## Available data
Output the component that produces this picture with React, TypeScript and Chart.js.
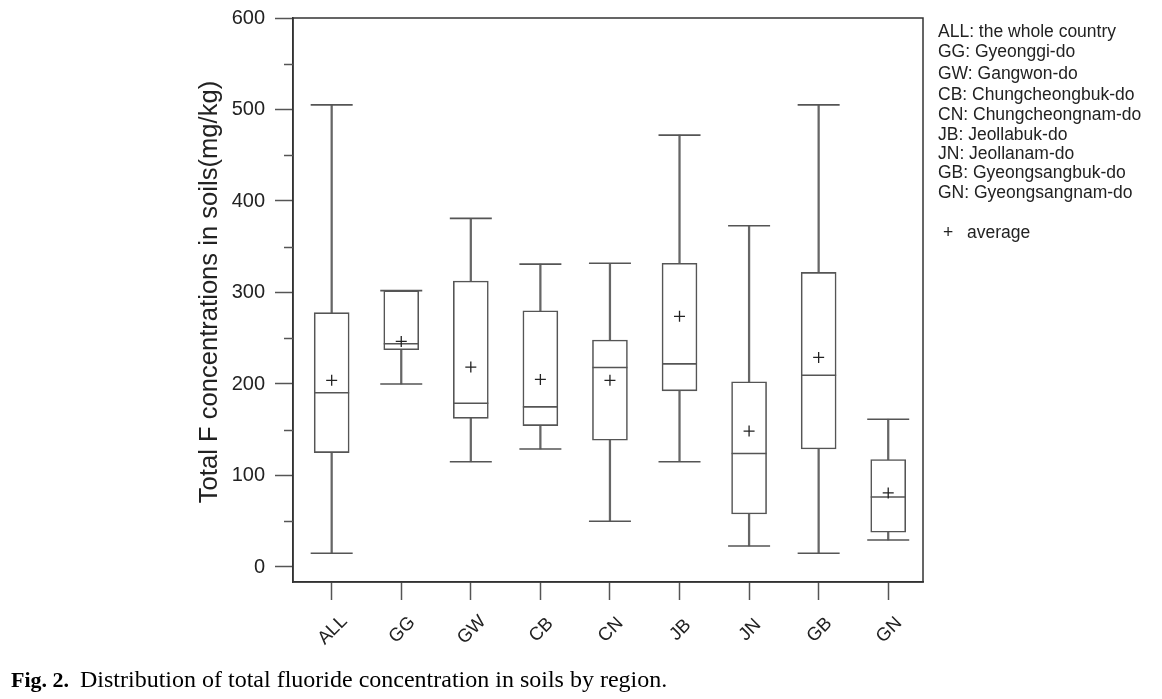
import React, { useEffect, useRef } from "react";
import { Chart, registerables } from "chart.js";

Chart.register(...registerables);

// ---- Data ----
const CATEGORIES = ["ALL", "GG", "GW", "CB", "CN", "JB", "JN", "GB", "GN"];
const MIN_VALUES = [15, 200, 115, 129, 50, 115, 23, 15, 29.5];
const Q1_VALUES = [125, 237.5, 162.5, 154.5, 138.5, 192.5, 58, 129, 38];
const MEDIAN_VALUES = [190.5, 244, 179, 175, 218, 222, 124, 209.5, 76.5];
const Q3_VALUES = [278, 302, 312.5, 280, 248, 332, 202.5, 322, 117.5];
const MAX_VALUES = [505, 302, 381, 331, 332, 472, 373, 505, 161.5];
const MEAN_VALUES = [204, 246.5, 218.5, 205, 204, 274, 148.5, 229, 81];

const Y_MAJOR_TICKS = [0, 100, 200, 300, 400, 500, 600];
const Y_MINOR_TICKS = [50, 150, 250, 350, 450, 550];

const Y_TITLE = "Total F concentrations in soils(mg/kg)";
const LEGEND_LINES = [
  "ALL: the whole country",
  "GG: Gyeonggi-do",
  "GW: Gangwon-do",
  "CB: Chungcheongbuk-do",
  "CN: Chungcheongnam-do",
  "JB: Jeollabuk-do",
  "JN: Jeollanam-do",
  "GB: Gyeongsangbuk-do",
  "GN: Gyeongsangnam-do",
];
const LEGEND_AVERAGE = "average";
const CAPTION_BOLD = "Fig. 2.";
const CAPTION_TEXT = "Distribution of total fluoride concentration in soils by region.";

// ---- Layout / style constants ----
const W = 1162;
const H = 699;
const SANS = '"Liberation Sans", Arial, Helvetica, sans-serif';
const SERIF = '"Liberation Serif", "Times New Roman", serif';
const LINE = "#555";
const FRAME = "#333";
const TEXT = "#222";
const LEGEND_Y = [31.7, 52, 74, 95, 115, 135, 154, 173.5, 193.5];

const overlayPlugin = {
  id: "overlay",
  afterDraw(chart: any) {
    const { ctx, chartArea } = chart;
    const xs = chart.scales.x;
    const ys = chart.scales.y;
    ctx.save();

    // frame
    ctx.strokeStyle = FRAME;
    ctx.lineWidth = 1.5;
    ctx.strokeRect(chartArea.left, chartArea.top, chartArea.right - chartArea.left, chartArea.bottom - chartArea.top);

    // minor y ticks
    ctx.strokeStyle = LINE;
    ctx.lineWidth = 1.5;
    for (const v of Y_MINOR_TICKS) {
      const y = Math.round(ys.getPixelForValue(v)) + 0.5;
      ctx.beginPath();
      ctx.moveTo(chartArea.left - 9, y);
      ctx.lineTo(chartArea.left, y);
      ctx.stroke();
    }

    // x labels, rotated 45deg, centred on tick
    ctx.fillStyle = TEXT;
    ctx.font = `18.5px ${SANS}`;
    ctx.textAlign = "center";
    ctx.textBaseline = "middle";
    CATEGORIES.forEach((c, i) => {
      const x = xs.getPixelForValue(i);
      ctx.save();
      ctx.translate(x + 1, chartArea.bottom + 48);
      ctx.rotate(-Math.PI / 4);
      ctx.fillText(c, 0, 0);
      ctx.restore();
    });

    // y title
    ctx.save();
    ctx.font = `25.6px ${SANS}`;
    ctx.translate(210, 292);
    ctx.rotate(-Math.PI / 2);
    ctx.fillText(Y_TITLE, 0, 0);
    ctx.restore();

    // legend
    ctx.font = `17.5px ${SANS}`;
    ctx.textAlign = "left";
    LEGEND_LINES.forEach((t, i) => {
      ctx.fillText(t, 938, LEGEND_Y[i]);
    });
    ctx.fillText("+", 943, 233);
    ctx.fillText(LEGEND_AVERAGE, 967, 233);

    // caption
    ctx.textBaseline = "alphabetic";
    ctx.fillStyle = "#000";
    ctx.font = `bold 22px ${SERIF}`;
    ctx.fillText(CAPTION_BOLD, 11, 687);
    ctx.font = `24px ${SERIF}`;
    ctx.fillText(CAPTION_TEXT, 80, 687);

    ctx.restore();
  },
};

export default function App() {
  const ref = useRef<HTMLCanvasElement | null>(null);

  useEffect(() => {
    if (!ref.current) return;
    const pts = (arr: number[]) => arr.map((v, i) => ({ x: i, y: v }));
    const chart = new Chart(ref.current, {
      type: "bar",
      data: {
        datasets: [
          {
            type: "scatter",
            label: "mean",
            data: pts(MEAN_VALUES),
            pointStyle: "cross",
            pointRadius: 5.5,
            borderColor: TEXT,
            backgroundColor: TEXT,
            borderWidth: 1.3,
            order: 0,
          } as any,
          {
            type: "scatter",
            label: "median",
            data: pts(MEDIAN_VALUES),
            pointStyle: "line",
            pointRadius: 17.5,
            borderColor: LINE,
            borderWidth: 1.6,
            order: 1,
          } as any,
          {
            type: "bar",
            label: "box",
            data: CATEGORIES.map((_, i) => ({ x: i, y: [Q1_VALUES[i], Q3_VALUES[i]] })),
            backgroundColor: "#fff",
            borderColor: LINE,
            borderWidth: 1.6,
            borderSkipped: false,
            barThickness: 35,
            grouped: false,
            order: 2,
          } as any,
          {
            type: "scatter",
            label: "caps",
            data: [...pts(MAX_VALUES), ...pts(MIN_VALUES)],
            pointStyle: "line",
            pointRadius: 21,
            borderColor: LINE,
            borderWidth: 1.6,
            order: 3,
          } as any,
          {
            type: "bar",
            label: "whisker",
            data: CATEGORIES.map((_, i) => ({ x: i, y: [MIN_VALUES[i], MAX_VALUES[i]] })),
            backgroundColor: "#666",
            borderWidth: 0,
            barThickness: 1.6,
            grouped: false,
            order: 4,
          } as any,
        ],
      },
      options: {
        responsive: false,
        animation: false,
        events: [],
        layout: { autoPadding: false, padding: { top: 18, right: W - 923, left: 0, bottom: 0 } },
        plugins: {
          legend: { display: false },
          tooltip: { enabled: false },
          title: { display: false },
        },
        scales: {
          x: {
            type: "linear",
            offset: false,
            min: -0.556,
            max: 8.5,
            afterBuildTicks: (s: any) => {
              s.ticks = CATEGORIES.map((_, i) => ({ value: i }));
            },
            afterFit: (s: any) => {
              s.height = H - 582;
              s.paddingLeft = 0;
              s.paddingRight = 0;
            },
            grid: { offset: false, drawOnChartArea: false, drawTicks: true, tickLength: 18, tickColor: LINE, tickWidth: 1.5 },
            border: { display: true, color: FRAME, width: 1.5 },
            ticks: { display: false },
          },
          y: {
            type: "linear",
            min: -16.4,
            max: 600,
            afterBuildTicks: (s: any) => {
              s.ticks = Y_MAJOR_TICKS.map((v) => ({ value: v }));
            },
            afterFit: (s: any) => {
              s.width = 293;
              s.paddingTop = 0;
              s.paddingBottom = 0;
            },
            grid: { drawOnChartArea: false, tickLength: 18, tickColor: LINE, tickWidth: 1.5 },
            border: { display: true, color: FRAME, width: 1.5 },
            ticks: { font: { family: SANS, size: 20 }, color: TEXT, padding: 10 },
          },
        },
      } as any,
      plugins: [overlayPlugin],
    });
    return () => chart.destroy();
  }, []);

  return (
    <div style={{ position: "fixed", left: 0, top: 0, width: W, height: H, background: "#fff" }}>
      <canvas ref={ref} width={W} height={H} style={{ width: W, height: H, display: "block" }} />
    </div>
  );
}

## Your instructions
Only the lines from the top of the data through the line with "ctx.strokeRect(chartArea.left, chartArea.top, chartArea.right" should be quoted, exactly and with both ends kept; skip the pictures.

## Written answer
Output the component that produces this picture with React, TypeScript and Chart.js.
import React, { useEffect, useRef } from "react";
import { Chart, registerables } from "chart.js";

Chart.register(...registerables);

// ---- Data ----
const CATEGORIES = ["ALL", "GG", "GW", "CB", "CN", "JB", "JN", "GB", "GN"];
const MIN_VALUES = [15, 200, 115, 129, 50, 115, 23, 15, 29.5];
const Q1_VALUES = [125, 237.5, 162.5, 154.5, 138.5, 192.5, 58, 129, 38];
const MEDIAN_VALUES = [190.5, 244, 179, 175, 218, 222, 124, 209.5, 76.5];
const Q3_VALUES = [278, 302, 312.5, 280, 248, 332, 202.5, 322, 117.5];
const MAX_VALUES = [505, 302, 381, 331, 332, 472, 373, 505, 161.5];
const MEAN_VALUES = [204, 246.5, 218.5, 205, 204, 274, 148.5, 229, 81];

const Y_MAJOR_TICKS = [0, 100, 200, 300, 400, 500, 600];
const Y_MINOR_TICKS = [50, 150, 250, 350, 450, 550];

const Y_TITLE = "Total F concentrations in soils(mg/kg)";
const LEGEND_LINES = [
  "ALL: the whole country",
  "GG: Gyeonggi-do",
  "GW: Gangwon-do",
  "CB: Chungcheongbuk-do",
  "CN: Chungcheongnam-do",
  "JB: Jeollabuk-do",
  "JN: Jeollanam-do",
  "GB: Gyeongsangbuk-do",
  "GN: Gyeongsangnam-do",
];
const LEGEND_AVERAGE = "average";
const CAPTION_BOLD = "Fig. 2.";
const CAPTION_TEXT = "Distribution of total fluoride concentration in soils by region.";

// ---- Layout / style constants ----
const W = 1162;
const H = 699;
const SANS = '"Liberation Sans", Arial, Helvetica, sans-serif';
const SERIF = '"Liberation Serif", "Times New Roman", serif';
const LINE = "#555";
const FRAME = "#333";
const TEXT = "#222";
const LEGEND_Y = [31.7, 52, 74, 95, 115, 135, 154, 173.5, 193.5];

const overlayPlugin = {
  id: "overlay",
  afterDraw(chart: any) {
    const { ctx, chartArea } = chart;
    const xs = chart.scales.x;
    const ys = chart.scales.y;
    ctx.save();

    // frame
    ctx.strokeStyle = FRAME;
    ctx.lineWidth = 1.5;
    ctx.strokeRect(chartArea.left, chartArea.top, chartArea.right - chartArea.left, chartArea.bottom - chartArea.top);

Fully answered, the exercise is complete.